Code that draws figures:
───

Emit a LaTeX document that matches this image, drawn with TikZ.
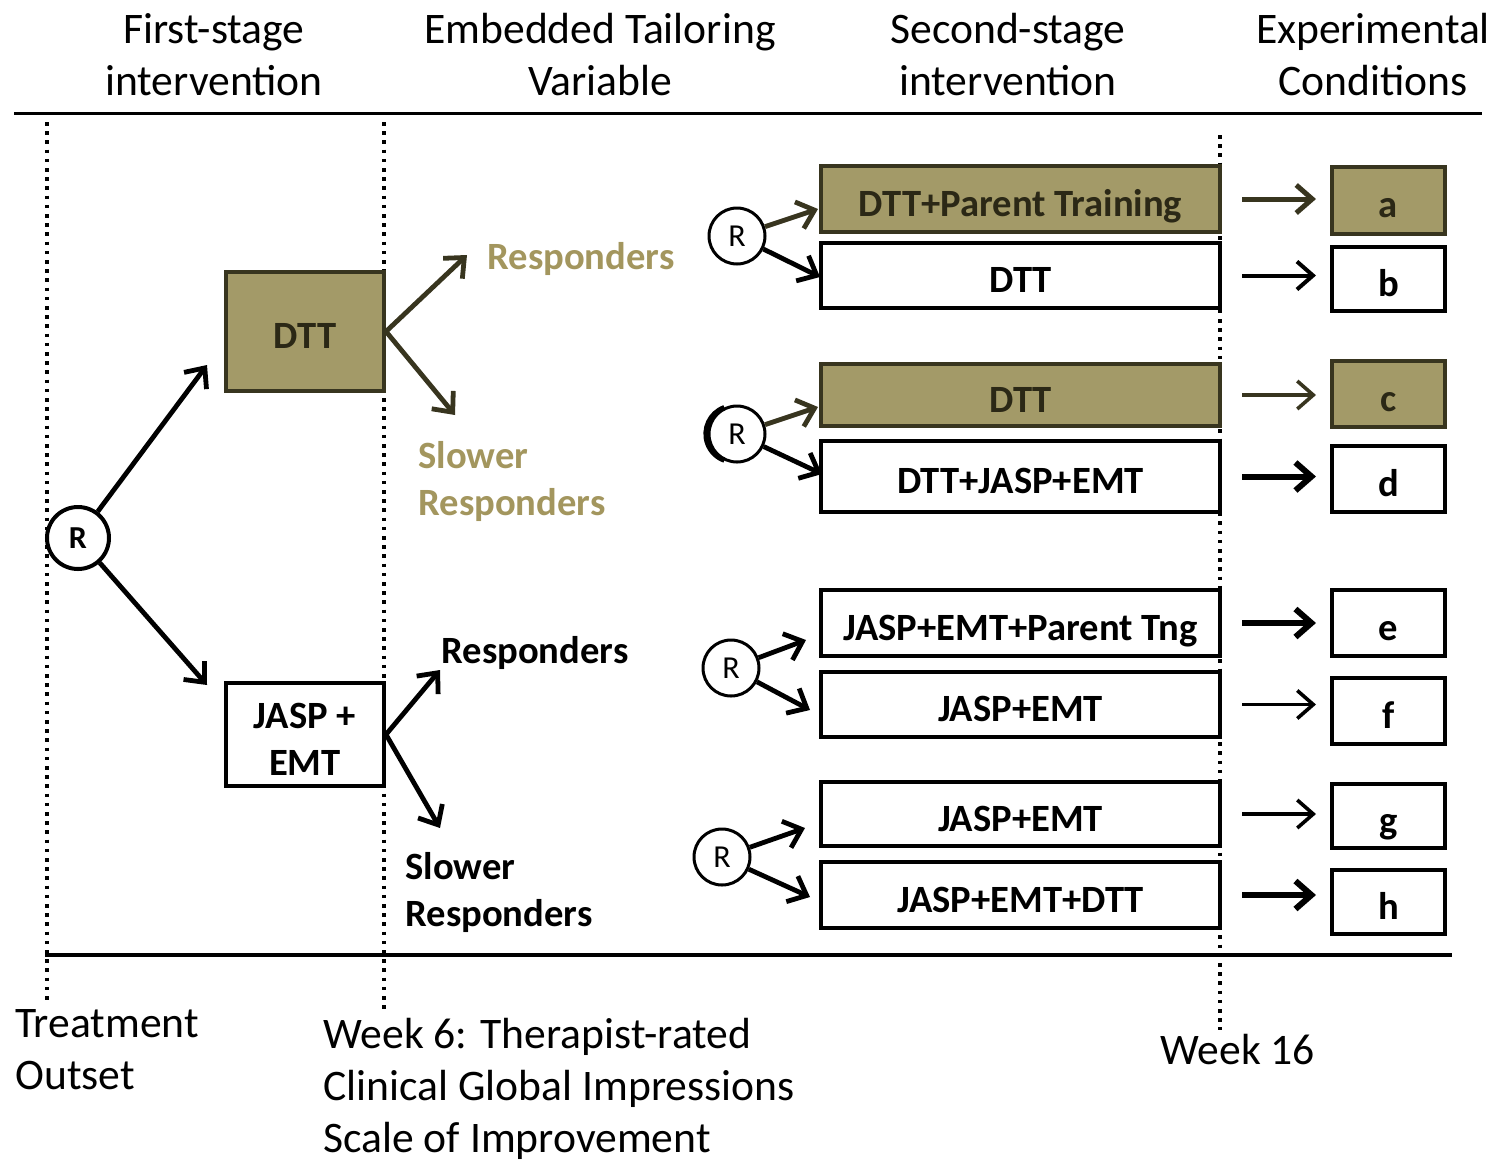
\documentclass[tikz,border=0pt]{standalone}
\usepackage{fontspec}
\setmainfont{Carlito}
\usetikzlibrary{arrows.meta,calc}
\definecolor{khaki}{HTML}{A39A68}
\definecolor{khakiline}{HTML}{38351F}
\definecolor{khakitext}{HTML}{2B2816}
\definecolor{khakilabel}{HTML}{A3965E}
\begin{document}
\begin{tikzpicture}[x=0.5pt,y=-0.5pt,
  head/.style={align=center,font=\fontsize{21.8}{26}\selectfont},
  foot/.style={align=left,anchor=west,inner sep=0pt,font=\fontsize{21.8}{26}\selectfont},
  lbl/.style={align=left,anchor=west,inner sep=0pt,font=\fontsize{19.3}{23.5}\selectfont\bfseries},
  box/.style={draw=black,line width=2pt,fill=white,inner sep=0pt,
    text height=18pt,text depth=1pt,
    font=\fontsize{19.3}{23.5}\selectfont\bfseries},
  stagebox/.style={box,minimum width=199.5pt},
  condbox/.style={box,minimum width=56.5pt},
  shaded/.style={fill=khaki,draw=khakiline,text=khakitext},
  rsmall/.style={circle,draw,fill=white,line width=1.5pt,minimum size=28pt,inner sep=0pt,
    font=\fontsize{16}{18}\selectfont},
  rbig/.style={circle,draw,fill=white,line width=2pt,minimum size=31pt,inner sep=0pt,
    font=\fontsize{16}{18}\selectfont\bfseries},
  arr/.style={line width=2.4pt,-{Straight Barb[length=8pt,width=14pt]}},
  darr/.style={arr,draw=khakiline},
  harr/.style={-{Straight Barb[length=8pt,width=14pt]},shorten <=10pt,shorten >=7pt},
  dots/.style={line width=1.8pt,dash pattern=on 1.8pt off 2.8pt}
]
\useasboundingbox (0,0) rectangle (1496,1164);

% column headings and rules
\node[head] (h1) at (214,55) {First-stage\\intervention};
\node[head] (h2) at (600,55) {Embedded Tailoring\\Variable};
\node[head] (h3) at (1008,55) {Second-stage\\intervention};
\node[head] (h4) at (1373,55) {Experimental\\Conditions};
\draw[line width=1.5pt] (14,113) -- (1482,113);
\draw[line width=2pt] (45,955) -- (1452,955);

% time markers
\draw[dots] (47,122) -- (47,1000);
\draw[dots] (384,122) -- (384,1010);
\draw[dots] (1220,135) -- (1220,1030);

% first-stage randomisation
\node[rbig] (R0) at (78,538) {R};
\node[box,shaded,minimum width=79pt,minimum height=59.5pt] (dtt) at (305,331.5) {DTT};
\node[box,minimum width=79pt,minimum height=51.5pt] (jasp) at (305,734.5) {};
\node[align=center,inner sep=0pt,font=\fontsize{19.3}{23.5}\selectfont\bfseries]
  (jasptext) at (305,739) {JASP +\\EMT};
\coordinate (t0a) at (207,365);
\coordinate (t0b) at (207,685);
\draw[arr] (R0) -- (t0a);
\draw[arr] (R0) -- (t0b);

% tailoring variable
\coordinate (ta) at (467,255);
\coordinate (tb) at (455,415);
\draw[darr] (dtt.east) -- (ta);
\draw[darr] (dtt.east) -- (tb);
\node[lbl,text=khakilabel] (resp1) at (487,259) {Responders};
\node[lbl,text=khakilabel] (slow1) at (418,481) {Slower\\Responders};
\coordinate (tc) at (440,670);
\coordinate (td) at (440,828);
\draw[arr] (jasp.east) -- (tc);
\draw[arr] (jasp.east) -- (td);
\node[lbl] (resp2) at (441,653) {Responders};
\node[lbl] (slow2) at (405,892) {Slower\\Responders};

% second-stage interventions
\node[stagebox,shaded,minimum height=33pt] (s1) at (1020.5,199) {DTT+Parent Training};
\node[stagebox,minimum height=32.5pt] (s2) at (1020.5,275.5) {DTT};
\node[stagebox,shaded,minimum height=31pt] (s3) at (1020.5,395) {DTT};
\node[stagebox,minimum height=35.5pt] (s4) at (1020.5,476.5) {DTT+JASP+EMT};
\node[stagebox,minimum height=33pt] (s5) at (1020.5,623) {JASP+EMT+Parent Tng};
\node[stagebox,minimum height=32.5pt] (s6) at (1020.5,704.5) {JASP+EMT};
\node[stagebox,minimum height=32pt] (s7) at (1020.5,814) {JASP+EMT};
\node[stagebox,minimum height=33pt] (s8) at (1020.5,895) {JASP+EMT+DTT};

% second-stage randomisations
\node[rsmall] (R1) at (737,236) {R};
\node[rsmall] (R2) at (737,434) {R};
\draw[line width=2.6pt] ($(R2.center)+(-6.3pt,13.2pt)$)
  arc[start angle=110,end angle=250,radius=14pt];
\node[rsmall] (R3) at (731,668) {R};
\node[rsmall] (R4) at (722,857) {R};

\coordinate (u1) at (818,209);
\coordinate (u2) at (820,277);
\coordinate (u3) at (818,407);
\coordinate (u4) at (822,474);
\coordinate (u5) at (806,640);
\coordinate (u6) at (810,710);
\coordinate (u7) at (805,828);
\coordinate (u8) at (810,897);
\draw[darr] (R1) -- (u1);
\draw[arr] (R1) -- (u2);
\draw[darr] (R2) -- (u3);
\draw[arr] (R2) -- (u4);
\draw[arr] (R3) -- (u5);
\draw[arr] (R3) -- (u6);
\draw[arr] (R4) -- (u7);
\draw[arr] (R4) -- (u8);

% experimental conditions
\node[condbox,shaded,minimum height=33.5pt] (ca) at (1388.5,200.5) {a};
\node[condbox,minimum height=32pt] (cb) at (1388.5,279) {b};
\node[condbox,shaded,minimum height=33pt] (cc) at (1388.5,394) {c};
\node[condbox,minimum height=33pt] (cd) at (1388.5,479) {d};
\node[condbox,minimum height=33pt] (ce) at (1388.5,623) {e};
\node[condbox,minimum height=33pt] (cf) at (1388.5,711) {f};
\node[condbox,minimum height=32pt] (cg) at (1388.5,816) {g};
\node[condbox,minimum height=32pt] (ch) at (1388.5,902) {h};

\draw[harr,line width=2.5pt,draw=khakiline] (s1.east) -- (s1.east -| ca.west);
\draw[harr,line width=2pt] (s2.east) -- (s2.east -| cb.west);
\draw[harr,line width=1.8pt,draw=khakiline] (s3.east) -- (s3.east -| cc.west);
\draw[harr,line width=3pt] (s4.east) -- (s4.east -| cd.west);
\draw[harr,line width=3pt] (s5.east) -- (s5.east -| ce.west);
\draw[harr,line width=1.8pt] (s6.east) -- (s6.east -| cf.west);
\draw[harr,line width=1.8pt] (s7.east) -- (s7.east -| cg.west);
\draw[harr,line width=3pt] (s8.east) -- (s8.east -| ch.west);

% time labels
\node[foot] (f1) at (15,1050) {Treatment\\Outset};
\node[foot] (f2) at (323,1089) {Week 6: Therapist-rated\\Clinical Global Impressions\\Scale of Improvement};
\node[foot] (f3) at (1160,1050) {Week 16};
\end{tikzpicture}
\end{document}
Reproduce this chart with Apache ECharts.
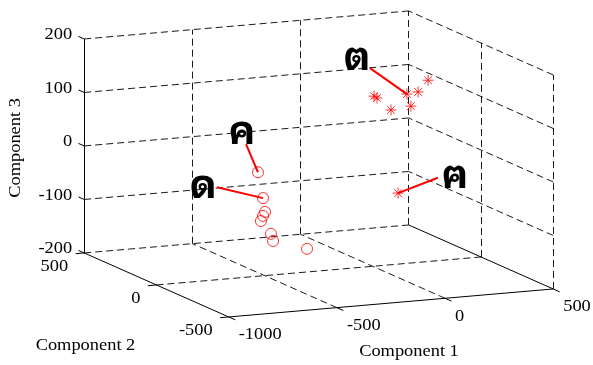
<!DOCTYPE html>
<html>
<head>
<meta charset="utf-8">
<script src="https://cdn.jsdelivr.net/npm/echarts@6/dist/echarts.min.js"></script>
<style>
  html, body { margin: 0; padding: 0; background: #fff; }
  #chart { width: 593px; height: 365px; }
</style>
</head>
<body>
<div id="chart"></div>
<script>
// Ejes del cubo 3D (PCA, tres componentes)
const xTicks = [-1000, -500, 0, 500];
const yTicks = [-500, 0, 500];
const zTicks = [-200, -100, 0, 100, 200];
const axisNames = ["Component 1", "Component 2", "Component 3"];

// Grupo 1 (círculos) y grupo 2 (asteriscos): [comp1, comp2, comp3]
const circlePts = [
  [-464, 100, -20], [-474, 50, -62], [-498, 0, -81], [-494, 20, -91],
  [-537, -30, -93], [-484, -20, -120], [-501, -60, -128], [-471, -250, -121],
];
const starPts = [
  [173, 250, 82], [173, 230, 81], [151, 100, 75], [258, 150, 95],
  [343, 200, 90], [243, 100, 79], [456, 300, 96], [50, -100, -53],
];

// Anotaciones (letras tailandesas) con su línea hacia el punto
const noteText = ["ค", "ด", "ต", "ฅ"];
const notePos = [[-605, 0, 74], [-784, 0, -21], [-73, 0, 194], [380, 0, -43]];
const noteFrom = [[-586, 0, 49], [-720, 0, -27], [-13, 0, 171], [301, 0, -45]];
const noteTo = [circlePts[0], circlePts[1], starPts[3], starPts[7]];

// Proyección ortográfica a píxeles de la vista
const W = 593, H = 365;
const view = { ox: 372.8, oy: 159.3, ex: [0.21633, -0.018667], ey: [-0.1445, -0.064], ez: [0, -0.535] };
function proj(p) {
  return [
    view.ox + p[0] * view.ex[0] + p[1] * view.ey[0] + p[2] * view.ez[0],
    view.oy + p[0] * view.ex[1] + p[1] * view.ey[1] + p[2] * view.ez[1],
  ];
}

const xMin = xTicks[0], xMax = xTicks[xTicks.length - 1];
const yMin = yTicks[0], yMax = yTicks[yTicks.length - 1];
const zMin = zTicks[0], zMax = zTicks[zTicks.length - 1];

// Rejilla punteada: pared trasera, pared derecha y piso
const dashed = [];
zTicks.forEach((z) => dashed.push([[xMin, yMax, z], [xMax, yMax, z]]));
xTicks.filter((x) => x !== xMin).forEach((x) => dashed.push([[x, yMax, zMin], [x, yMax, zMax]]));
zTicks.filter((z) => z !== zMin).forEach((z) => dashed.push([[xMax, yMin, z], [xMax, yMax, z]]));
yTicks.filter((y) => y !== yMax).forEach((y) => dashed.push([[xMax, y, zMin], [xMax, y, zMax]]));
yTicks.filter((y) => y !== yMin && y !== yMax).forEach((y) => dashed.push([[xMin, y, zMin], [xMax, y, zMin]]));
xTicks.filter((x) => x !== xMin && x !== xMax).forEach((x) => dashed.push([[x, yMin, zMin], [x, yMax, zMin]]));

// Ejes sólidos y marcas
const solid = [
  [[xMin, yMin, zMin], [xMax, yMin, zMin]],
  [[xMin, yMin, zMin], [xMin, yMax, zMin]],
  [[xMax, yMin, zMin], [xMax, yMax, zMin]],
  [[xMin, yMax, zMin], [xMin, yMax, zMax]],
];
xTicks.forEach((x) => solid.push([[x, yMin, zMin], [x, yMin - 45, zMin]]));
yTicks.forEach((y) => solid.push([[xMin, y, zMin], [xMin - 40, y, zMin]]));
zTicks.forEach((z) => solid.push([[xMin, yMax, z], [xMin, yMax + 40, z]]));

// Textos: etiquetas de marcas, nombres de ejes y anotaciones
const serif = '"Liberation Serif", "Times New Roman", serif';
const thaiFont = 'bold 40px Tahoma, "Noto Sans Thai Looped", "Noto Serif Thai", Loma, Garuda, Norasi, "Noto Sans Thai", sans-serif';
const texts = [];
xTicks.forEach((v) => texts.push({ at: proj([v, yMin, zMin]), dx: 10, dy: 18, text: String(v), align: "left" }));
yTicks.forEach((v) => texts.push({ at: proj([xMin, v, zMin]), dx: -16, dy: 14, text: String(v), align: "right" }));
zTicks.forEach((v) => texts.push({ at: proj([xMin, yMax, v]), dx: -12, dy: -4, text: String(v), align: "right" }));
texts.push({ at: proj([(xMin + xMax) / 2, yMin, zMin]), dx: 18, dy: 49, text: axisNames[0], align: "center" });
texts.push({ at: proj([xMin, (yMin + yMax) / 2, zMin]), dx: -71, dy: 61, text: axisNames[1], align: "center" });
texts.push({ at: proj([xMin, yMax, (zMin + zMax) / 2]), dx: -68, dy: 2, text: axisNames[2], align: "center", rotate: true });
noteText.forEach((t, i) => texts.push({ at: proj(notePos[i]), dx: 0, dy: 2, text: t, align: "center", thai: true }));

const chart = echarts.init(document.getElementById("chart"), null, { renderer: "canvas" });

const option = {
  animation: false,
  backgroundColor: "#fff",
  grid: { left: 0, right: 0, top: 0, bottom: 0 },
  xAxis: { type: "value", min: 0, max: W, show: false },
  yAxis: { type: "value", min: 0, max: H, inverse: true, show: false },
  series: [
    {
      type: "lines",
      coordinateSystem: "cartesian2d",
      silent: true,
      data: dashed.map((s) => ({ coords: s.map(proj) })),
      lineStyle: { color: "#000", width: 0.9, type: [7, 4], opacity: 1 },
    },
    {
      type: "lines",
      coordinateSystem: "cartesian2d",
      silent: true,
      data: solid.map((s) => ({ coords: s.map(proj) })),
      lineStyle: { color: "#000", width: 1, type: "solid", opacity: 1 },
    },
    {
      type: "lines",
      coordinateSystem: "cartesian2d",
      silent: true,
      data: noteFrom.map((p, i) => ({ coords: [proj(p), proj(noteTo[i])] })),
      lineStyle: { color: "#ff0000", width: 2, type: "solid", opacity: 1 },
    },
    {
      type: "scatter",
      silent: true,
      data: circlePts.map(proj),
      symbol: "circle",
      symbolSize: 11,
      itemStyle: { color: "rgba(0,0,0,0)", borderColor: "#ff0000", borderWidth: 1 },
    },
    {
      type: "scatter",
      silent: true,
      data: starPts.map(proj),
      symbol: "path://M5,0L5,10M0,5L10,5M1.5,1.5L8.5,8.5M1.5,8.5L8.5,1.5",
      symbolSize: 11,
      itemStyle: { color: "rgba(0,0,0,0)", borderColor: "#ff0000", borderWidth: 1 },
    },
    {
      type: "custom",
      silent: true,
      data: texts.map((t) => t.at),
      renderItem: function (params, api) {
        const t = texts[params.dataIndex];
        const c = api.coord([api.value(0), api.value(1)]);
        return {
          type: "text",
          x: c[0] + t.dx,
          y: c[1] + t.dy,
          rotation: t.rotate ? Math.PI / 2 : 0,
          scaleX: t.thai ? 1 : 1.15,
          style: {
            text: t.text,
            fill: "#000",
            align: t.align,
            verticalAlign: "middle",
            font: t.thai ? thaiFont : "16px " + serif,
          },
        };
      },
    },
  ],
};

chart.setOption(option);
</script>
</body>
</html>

───

Repeat the lines above, starting at the first and stopping after the line that holds "(0,0) rectangle (1496,1164);", with the pictures left out.

Answer to this task =
Emit a LaTeX document that matches this image, drawn with TikZ.
\documentclass[tikz,border=0pt]{standalone}
\usepackage{fontspec}
\setmainfont{Carlito}
\usetikzlibrary{arrows.meta,calc}
\definecolor{khaki}{HTML}{A39A68}
\definecolor{khakiline}{HTML}{38351F}
\definecolor{khakitext}{HTML}{2B2816}
\definecolor{khakilabel}{HTML}{A3965E}
\begin{document}
\begin{tikzpicture}[x=0.5pt,y=-0.5pt,
  head/.style={align=center,font=\fontsize{21.8}{26}\selectfont},
  foot/.style={align=left,anchor=west,inner sep=0pt,font=\fontsize{21.8}{26}\selectfont},
  lbl/.style={align=left,anchor=west,inner sep=0pt,font=\fontsize{19.3}{23.5}\selectfont\bfseries},
  box/.style={draw=black,line width=2pt,fill=white,inner sep=0pt,
    text height=18pt,text depth=1pt,
    font=\fontsize{19.3}{23.5}\selectfont\bfseries},
  stagebox/.style={box,minimum width=199.5pt},
  condbox/.style={box,minimum width=56.5pt},
  shaded/.style={fill=khaki,draw=khakiline,text=khakitext},
  rsmall/.style={circle,draw,fill=white,line width=1.5pt,minimum size=28pt,inner sep=0pt,
    font=\fontsize{16}{18}\selectfont},
  rbig/.style={circle,draw,fill=white,line width=2pt,minimum size=31pt,inner sep=0pt,
    font=\fontsize{16}{18}\selectfont\bfseries},
  arr/.style={line width=2.4pt,-{Straight Barb[length=8pt,width=14pt]}},
  darr/.style={arr,draw=khakiline},
  harr/.style={-{Straight Barb[length=8pt,width=14pt]},shorten <=10pt,shorten >=7pt},
  dots/.style={line width=1.8pt,dash pattern=on 1.8pt off 2.8pt}
]
\useasboundingbox (0,0) rectangle (1496,1164);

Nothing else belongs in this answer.